Tomorrow, I have another family affair. My Aunt, Uncle and cousin are coming in from Valatie, NY, and we’re all going to have dinner at my grandparents. I’m sure it’ll be fun. I never see them anymore, with work, and all.


Thought this’d be funny. It’s my AIM away message.

“Updating (secret) blog. Then, food with family. Then… seething hatred and drinking! Fun time for all!!! “

I love Lost. I think it’s a really cool show. 48… no… 47… no… 46 survivors from a plane crash try to cope. It’s like Survivor, but real, but fake. It’s actors playing people, instead of people pretending to be actors. Ryan called me last night, but I didn’t pick up the phone. I’m hooked. It’s not quite as good as Alias… yet. I get a feeling it’s going to be, though.



I think I’ve given up on baseball completely. It’s on way to late. I still don’t even know if the Cardinals or the Astros won last night.

Whoops. Terry in front of me told me that the Cardinals won. There. Now I know. And knowing is half the battle. Gotta’ start working soon.

Last night, I made enchiladas for dinner. I woke up in the middle of the night twice to, uh… relieve myself. It went through me like a tropical lazor beam.

Lyrics for “Protection “

by Ben Folds and Anna Goodman

Tourists wear their wallets in high places when abroad
So as not to be ripped off in ways to which they’re not apprised
Lawyers write some goofy terms in letters to the future
So as not to get all screwed by methods hereinafter devised
So will I

And I guess I will protect myself from you
Sometimes I get so tickled I can’t talk
And I will protect myself from you
I’ll keep on reminding me
I’m always free to walk

You’re not exactly what I’m looking for
You don’t even know that when I’ve got it straight, now keep it in mind
No you’re not what I was looking for
I just need a little more of what you’ve got a little bit
don’t make me laugh

And I guess I will protect myself from you
Sometimes I get so tickled I just can’t talk
but I will protect myself from you
I’ll keep on reminding me
I’m always free to walk
always free
free
to
walk
(hey)

Whatever happens between you and me today probably will be OK
But won’t bother me
anyway

And I guess I will protect myself from you
Sometimes I get so tickled I can’t talk
but I will protect myself from you
And I’ll keep on reminding me
I’m always free
to walk
free
F-R-E-E

You can’t, you can’t hurt me cause I don’t care about you
I don’t give a shit
I don’t give a shit
about you
woah

The pussy - ass
sounds of white - people
playing jazz


Turns out it’s a good thing I gave up on the Yankees three days ago.

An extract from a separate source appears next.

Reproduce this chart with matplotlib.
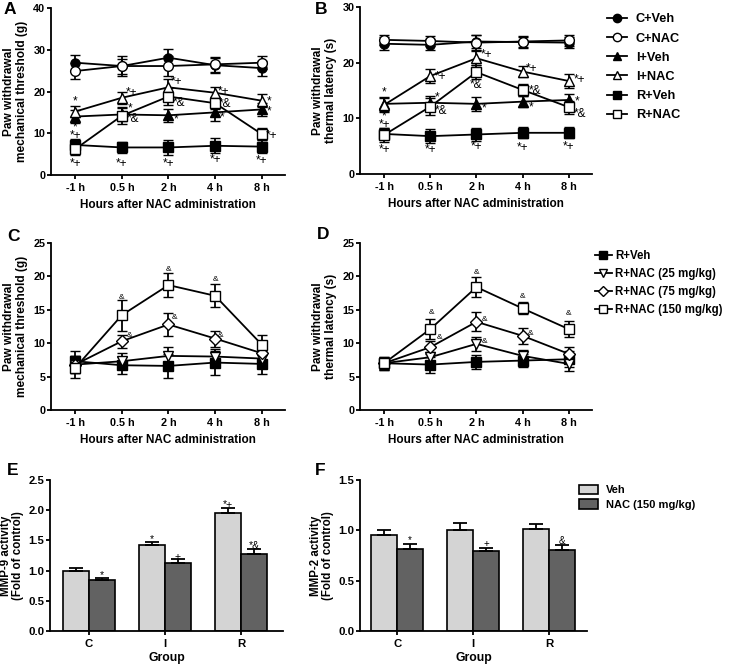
import numpy as np
import matplotlib
matplotlib.use('Agg')
import matplotlib.pyplot as plt
from matplotlib.lines import Line2D
from matplotlib.patches import Patch
from matplotlib.ticker import FormatStrFormatter

plt.rcParams['font.family'] = ['Liberation Sans', 'DejaVu Sans']
plt.rcParams['font.weight'] = 'bold'
plt.rcParams['axes.labelweight'] = 'bold'

# ---- data ----
hours = ['-1 h', '0.5 h', '2 h', '4 h', '8 h']

# panel A: mechanical threshold (g)
a_cveh = [26.9, 26.1, 28.1, 26.3, 25.6]
a_cnac = [24.9, 26.1, 26.1, 26.5, 26.9]
a_iveh = [14.0, 14.5, 14.3, 15.0, 15.7]
a_inac = [15.2, 18.5, 21.0, 19.7, 17.8]
a_rveh = [7.2, 6.6, 6.6, 7.0, 6.8]
a_rnac = [6.2, 14.2, 18.8, 17.2, 9.8]
a_cveh_err = [1.8, 1.8, 2.0, 1.8, 1.8]
a_cnac_err = [2.0, 2.3, 2.5, 1.8, 1.5]
a_iveh_err = [1.5, 1.5, 1.5, 2.0, 1.5]
a_inac_err = [1.3, 1.5, 2.0, 1.3, 1.5]
a_rveh_err = [1.5, 1.3, 1.7, 1.8, 1.5]
a_rnac_err = [1.5, 2.0, 2.0, 1.5, 1.5]

# panel B: thermal latency (s)
b_cveh = [23.4, 23.2, 23.8, 23.7, 23.6]
b_cnac = [24.1, 23.9, 23.6, 23.8, 24.0]
b_iveh = [12.6, 12.8, 12.6, 13.0, 13.3]
b_inac = [12.4, 17.6, 20.8, 18.4, 16.7]
b_rveh = [7.2, 6.8, 7.1, 7.4, 7.4]
b_rnac = [7.0, 12.1, 18.3, 15.1, 12.0]
b_cveh_err = [1.2, 1.0, 1.2, 1.0, 1.0]
b_cnac_err = [0.9, 0.9, 1.3, 1.0, 1.0]
b_iveh_err = [1.3, 1.2, 1.2, 1.0, 1.0]
b_inac_err = [1.3, 1.2, 1.3, 1.0, 1.2]
b_rveh_err = [1.0, 1.2, 1.1, 1.0, 1.0]
b_rnac_err = [1.2, 1.5, 1.3, 1.0, 1.2]

# panel C: mechanical threshold, dose response
c_rveh = [7.3, 6.7, 6.6, 7.1, 6.9]
c_r25 = [6.8, 7.3, 8.1, 8.0, 7.7]
c_r75 = [6.8, 10.3, 12.8, 10.7, 8.5]
c_r150 = [6.3, 14.2, 18.7, 17.1, 9.8]
c_rveh_err = [1.5, 1.3, 1.8, 1.8, 1.5]
c_r25_err = [1.3, 1.2, 1.3, 1.2, 1.2]
c_r75_err = [1.3, 1.0, 1.7, 1.2, 1.2]
c_r150_err = [1.5, 2.3, 1.8, 1.7, 1.5]

# panel D: thermal latency, dose response
d_rveh = [7.0, 6.8, 7.2, 7.4, 7.6]
d_r25 = [7.0, 7.9, 9.9, 8.1, 6.9]
d_r75 = [7.0, 9.4, 13.2, 11.1, 8.4]
d_r150 = [7.0, 12.1, 18.4, 15.2, 12.1]
d_rveh_err = [1.0, 1.2, 1.1, 1.0, 1.2]
d_r25_err = [0.8, 0.8, 1.0, 0.9, 1.0]
d_r75_err = [0.8, 1.0, 1.4, 1.2, 1.0]
d_r150_err = [1.0, 1.5, 1.5, 0.9, 1.2]

# panels E, F: MMP activity
groups = ['C', 'I', 'R']
e_veh = [1.00, 1.43, 1.96]
e_nac = [0.84, 1.13, 1.27]
e_veh_err = [0.04, 0.05, 0.07]
e_nac_err = [0.04, 0.06, 0.09]
f_veh = [0.955, 1.00, 1.01]
f_nac = [0.81, 0.79, 0.80]
f_veh_err = [0.045, 0.07, 0.05]
f_nac_err = [0.05, 0.03, 0.05]

# significance marks (x index, y value, text)
a_marks = [(0, 17.6, '*'), (0, 11.5, '*'), (0, 9.4, '*+'), (0, 2.6, '*+'),
           (1.21, 19.6, '*+'), (1.18, 16.0, '*'), (1.24, 13.3, '*&'), (1.0, 2.6, '*+'),
           (2.18, 22.3, '*+'), (2.22, 17.2, '*&'), (2.16, 13.4, '*'), (2.0, 2.6, '*+'),
           (3.19, 20.0, '*+'), (3.22, 17.0, '*&'), (3.16, 13.7, '*'), (3.0, 3.5, '*+'),
           (4.16, 17.6, '*'), (4.16, 15.3, '*'), (4.22, 9.4, '*+'), (4.0, 3.4, '*+')]
b_marks = [(0, 14.6, '*'), (0, 10.4, '*'), (0, 8.8, '*+'), (0, 4.3, '*+'),
           (1.23, 17.4, '*+'), (1.15, 13.7, '*'), (1.24, 11.3, '*&'), (1.0, 4.3, '*+'),
           (2.22, 21.3, '*+'), (2.0, 15.9, '*&'), (2.16, 11.7, '*'), (2.0, 4.9, '*+'),
           (3.2, 18.9, '*+'), (3.26, 15.0, '*&'), (3.19, 12.0, '*'), (3.0, 4.6, '*+'),
           (4.22, 16.8, '*+'), (4.17, 13.0, '*'), (4.23, 10.8, '*&'), (4.0, 4.8, '*+')]
c_marks = [(1.0, 16.9, '&'), (2.0, 21.1, '&'), (3.0, 19.6, '&'),
           (1.17, 11.1, '&'), (2.14, 13.9, '&'), (3.12, 11.1, '&')]
d_marks = [(1.02, 14.6, '&'), (2.01, 20.6, '&'), (3.0, 17.0, '&'), (4.0, 14.4, '&'),
           (1.2, 10.8, '&'), (2.17, 13.6, '&'), (3.16, 11.5, '&'), (2.17, 10.3, '&')]
e_marks = [(0.17, 0.92, '*'), (0.83, 1.52, '*'), (1.17, 1.23, '+'),
           (1.83, 2.08, '*+'), (2.17, 1.41, '*&')]
f_marks = [(0.17, 0.90, '*'), (1.17, 0.86, '+'), (2.17, 0.89, '&')]

W, H = 736, 666
fig = plt.figure(figsize=(W / 100, H / 100), dpi=100)


def rect(l, t, r, b):
    return [l / W, 1 - b / H, (r - l) / W, (b - t) / H]


def style_axes(ax, fs):
    for s in ['top', 'right']:
        ax.spines[s].set_visible(False)
    for s in ['left', 'bottom']:
        ax.spines[s].set_linewidth(1.3)
    ax.tick_params(width=1.3, length=3, labelsize=fs, direction='out')
    ax.tick_params(axis='x', pad=3)
    ax.tick_params(axis='y', pad=1)
    for lab in ax.get_xticklabels() + ax.get_yticklabels():
        lab.set_fontweight('bold')


def line_panel(ax, series, ylim, yticks, ylabel):
    x = np.arange(len(hours))
    for vals, errs, mk, fill, ms in series:
        ax.errorbar(x, vals, yerr=errs, color='black', lw=1.3, elinewidth=1.3,
                    capsize=3.5, capthick=1.3, marker=mk, ms=ms,
                    mfc=fill, mec='black', mew=1.0, zorder=3)
    ax.set_xlim(-0.52, 4.5)
    ax.set_ylim(*ylim)
    ax.set_yticks(yticks)
    ax.set_xticks(x)
    ax.set_xticklabels(hours)
    ax.set_ylabel(ylabel, fontsize=8.6, fontweight='bold', labelpad=4, linespacing=1.1)
    ax.set_xlabel('Hours after NAC administration', fontsize=8.5, fontweight='bold', labelpad=4)
    style_axes(ax, 7.8)


def add_marks(ax, marks, fs):
    for mx, my, t in marks:
        ax.text(mx, my, t, ha='center', va='center', fontsize=fs, fontweight='normal', zorder=5)


# ---- A ----
axA = fig.add_axes(rect(51, 8, 285, 175))
line_panel(axA, [(a_cveh, a_cveh_err, 'o', 'black', 6.5),
                 (a_cnac, a_cnac_err, 'o', 'white', 7),
                 (a_iveh, a_iveh_err, '^', 'black', 6.5),
                 (a_inac, a_inac_err, '^', 'white', 7),
                 (a_rveh, a_rveh_err, 's', 'black', 6.5),
                 (a_rnac, a_rnac_err, 's', 'white', 7)],
           (0, 40), [0, 10, 20, 30, 40], 'Paw withdrawal\nmechanical threshold (g)')
add_marks(axA, a_marks, 8.5)

# ---- B ----
axB = fig.add_axes(rect(360, 7, 592, 174))
line_panel(axB, [(b_cveh, b_cveh_err, 'o', 'black', 6.5),
                 (b_cnac, b_cnac_err, 'o', 'white', 7),
                 (b_iveh, b_iveh_err, '^', 'black', 6.5),
                 (b_inac, b_inac_err, '^', 'white', 7),
                 (b_rveh, b_rveh_err, 's', 'black', 6.5),
                 (b_rnac, b_rnac_err, 's', 'white', 7)],
           (0, 30), [0, 10, 20, 30], 'Paw withdrawal\nthermal latency (s)')
add_marks(axB, b_marks, 8.5)

# ---- C ----
axC = fig.add_axes(rect(51, 243, 285, 410))
line_panel(axC, [(c_rveh, c_rveh_err, 's', 'black', 6.5),
                 (c_r25, c_r25_err, 'v', 'white', 7),
                 (c_r75, c_r75_err, 'D', 'white', 6),
                 (c_r150, c_r150_err, 's', 'white', 7)],
           (0, 25), [0, 5, 10, 15, 20, 25], 'Paw withdrawal\nmechanical threshold (g)')
add_marks(axC, c_marks, 6)

# ---- D ----
axD = fig.add_axes(rect(360, 243, 592, 410))
line_panel(axD, [(d_rveh, d_rveh_err, 's', 'black', 6.5),
                 (d_r25, d_r25_err, 'v', 'white', 7),
                 (d_r75, d_r75_err, 'D', 'white', 6),
                 (d_r150, d_r150_err, 's', 'white', 7)],
           (0, 25), [0, 5, 10, 15, 20, 25], 'Paw withdrawal\nthermal latency (s)')
add_marks(axD, d_marks, 6)


# ---- E, F ----
def bar_panel(ax, veh, veh_err, nac, nac_err, ylim, yticks, ylabel, xlim):
    x = np.arange(len(groups))
    w = 0.34
    ax.bar(x - w / 2, veh, w, yerr=[np.zeros(3), veh_err], color='#d4d4d4',
           edgecolor='black', lw=1.2, capsize=5, error_kw=dict(lw=1.3, capthick=1.3))
    ax.bar(x + w / 2, nac, w, yerr=[np.zeros(3), nac_err], color='#626262',
           edgecolor='black', lw=1.2, capsize=5, error_kw=dict(lw=1.3, capthick=1.3))
    ax.set_xlim(*xlim)
    ax.set_ylim(*ylim)
    ax.set_yticks(yticks)
    ax.yaxis.set_major_formatter(FormatStrFormatter('%.1f'))
    ax.set_xticks(x)
    ax.set_xticklabels(groups)
    ax.set_ylabel(ylabel, fontsize=8.3, fontweight='bold', labelpad=3, linespacing=1.05)
    ax.set_xlabel('Group', fontsize=8.8, fontweight='bold', labelpad=2)
    style_axes(ax, 8.2)


axE = fig.add_axes(rect(50, 480, 283, 631))
bar_panel(axE, e_veh, e_veh_err, e_nac, e_nac_err, (0, 2.5),
          [0, 0.5, 1.0, 1.5, 2.0, 2.5], 'MMP-9 activity\n(Fold of control)', (-0.51, 2.55))
add_marks(axE, e_marks, 7.5)

axF = fig.add_axes(rect(360, 480, 587, 631))
bar_panel(axF, f_veh, f_veh_err, f_nac, f_nac_err, (0, 1.5),
          [0, 0.5, 1.0, 1.5], 'MMP-2 activity\n(Fold of control)', (-0.49, 2.5))
add_marks(axF, f_marks, 7)

for ax in [axE, axF]:
    for lab in ax.get_yticklabels():
        lab.set_fontweight('bold')

# ---- legends ----
ab_handles = [Line2D([], [], color='black', lw=1.3, marker=m, mfc=f, mec='black', ms=6)
              for m, f in [('o', 'black'), ('o', 'white'), ('^', 'black'),
                           ('^', 'white'), ('s', 'black'), ('s', 'white')]]
ab_labels = ['C+Veh', 'C+NAC', 'I+Veh', 'I+NAC', 'R+Veh', 'R+NAC']
fig.legend(ab_handles, ab_labels, loc='upper left', bbox_to_anchor=(595 / W, 1 - 2 / H),
           frameon=False, handlelength=1.6, handletextpad=0.7, labelspacing=0.56,
           prop=dict(size=9.2, weight='bold'))

cd_handles = [Line2D([], [], color='black', lw=1.3, marker=m, mfc=f, mec='black', ms=5.5)
              for m, f in [('s', 'black'), ('v', 'white'), ('D', 'white'), ('s', 'white')]]
cd_labels = ['R+Veh', 'R+NAC (25 mg/kg)', 'R+NAC (75 mg/kg)', 'R+NAC (150 mg/kg)']
fig.legend(cd_handles, cd_labels, loc='upper left', bbox_to_anchor=(585 / W, 1 - 240 / H),
           frameon=False, handlelength=1.4, handletextpad=0.3, labelspacing=0.5,
           prop=dict(size=8.3, weight='bold'))

ef_handles = [Patch(facecolor='#d4d4d4', edgecolor='black', lw=1.2),
              Patch(facecolor='#626262', edgecolor='black', lw=1.2)]
fig.legend(ef_handles, ['Veh', 'NAC (150 mg/kg)'], loc='upper left',
           bbox_to_anchor=(569 / W, 1 - 475 / H), frameon=False, handlelength=1.7,
           handleheight=0.9, handletextpad=0.7, labelspacing=0.35,
           prop=dict(size=8, weight='bold'))

# ---- panel letters ----
for letter, px, py in [('A', 4, 14), ('B', 315, 14), ('C', 7, 241),
                       ('D', 317, 239), ('E', 7, 475), ('F', 315, 475)]:
    fig.text(px / W, 1 - py / H, letter, fontsize=12.5, fontweight='bold', va='baseline')

fig.savefig('out.png', dpi=100)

I would have been up ’til midnight or later three consecutive nights. They sucked out, plain and simple.


Watched Joan of Arcadia from last Friday. Not my favorite episode ever. Crotchety old ladies complaining for an hour is not good tv.

Smallville was decent. Just about the first decent one of the season. I’ve always thought that show was cheesy, but I can’t stop watching it. Oh well.

Dude…

Sundi Jones, one of the gals I work with brought in some moose jerky. It was surprisingly… the same as any other jerky I’ve had before. I guess the only difference was that it was… um… moose. I like it.

As for the angry girl situation, I’m more or less over it. I have to listen to the radio at night while trying to fall asleep to make sure my mind is focused elsewhere.

Let me set things straight. I’m not upset with the fact that she rejected me. I’m used to that. I’m upset with the fact that she didn’t bother telling me that she wasn’t interested, she lead me on, she continues to lead me on despite having absolutely no interest, and she is writing about me negatively in her blog. That’s what upsets me.

I had a much better day at work today. I was focused. I’m back on track. I found three differences today. That’s about three more than usual. I’m happy to get back to a normal life.

I’ve been looking for something funny to watch since Ed was cancelled. It was my favorite show. It was funny. It was intelligent. And it warmed the shit out of my cockles. I figured Wonderfalls would be great. I watched it. Fox fucked around with it’s timeslot, and cancelled it. I was down two good shows in one year. My buddy Ryan turned me on to Gilmore Girls.

I’ll admit. I was skeptic watching a show called Gilmore Girls, what with having a penis and all, but this show was pretty funny. I’m gonna’ need a few more weeks until I can get into a groove, though.

Don’t get me wrong. I generally love the fairer sex, but I’ve got one who is really bugging the piss out of me. We go on a date, we have fun. Back at her place (this isn’t dirty), I use her computer. The front page is http://livejournal.com. When I go home Saturday night, I figure she must have a livejournal, so I looked her up by her AIM name. I find out she’s writing nasty shit about me. Now I can’t get her out of my head. She’s pissing me off, because I’m concentrating more on her than I am on work. It stinks. It fucking stinks.